Heinrich H*** hatte auf Grund der unfallskausalen
Verletzungen 6 Wochen schwere Schmerzen, 8 Wochen Schmerzen mittleren Grades und 4 Wochen Schmerzen leichten Grades als dauernde im Sinne einer Komprimierung zu ertragen. Dabei sind das gesamte Ungemach, nicht nur die körperlichen Schmerzen, sondern auch die gravierenden Beeinträchtigungen allgemeinen menschlichen Lebensgefühles mitberücksichtigt. Es ist in diesen Schmerzperioden auch bereits berücksichtigt, daß Heinrich H*** seine Erblindung sicher erlebt hat.
Auch das Berufungsgericht hielt in seinem Teilurteil ein Schmerzengeld von S 250.000,- für berechtigt. Das Erstgericht habe die für die Schmerzengeldbemessung maßgebenden Komponenten richtig beurteilt. Der Leidensweg H*** habe nur 156 Tage gedauert, sodaß selbst unter Berücksichtigung eines Höchstsatzes für tägliche schwere Schmerzen kein höherer Schmerzengeldbetrag ausgemessen werden könne. Die Entscheidung über die Kosten des Verfahrens erster Instanz behielt das Berufungsgericht dem Endurteil vor.

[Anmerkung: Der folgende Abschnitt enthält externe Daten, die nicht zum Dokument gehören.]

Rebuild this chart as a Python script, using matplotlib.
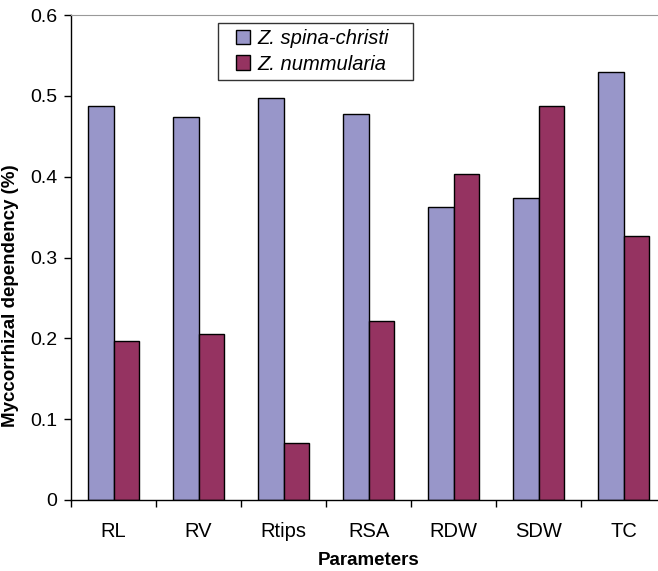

In ihrer Revision vertritt die Erstklägerin die Auffassung, daß von einem Schmerzengeldbetrag von S 500.000,- auszugehen sei. Die Beklagten stellen sich in der Revisionsbeantwortung auf den Standpunkt der Vorinstanzen.
Rechtliche Beurteilung
Die Revision ist nicht berechtigt.
Bei der Bemessung des Schmerzengeldes ist der Gesamtkomplex der Schmerzempfindungen unter Bedachtnahme auf die Dauer und Intensität der Schmerzen nach ihrem Gesamtbild, auf die Schwere der Verletzungen und auf das Maß der psychischen und physischen Beeinträchtigung des Gesundheitszustandes zu berücksichtigen (2 Ob 6/76; 2 Ob 114/89 uza). Zutreffend gingen die Vorinstanzen davon aus, daß der an den Unfallsverletzungen verstorbene Heinrich H*** trotz zwischenzeitiger Phasen besseren Allgemeinbefindens bis zu seinem Tod insgesamt Schmerzen schweren Grades zu erdulden hatte. Dies ändert aber nichts daran, daß der Leidensweg nur einen relativ kurzen Zeitraum dauerte, sodaß unter Berücksichtigung aller für die Schmerzengeldbemessung oben dargestellten Komponenten die von der Rechtsnachfolgerin des Verstorbenen angestrebte Erhöhung des Schmerzengeldbetrages nicht in Betracht kommt. Die von den Vorinstanzen übereinstimmend vorgenommene Ausmessung des Schmerzengeldes mit S 250.000,- ist daher zu billigen.
Der Revision der Erstklägerin war der Erfolg zu versagen. Die Kostenentscheidung bleibt gemäß §§ 52 Abs 2, 392 Abs 2 ZPO dem Endurteil vorbehalten.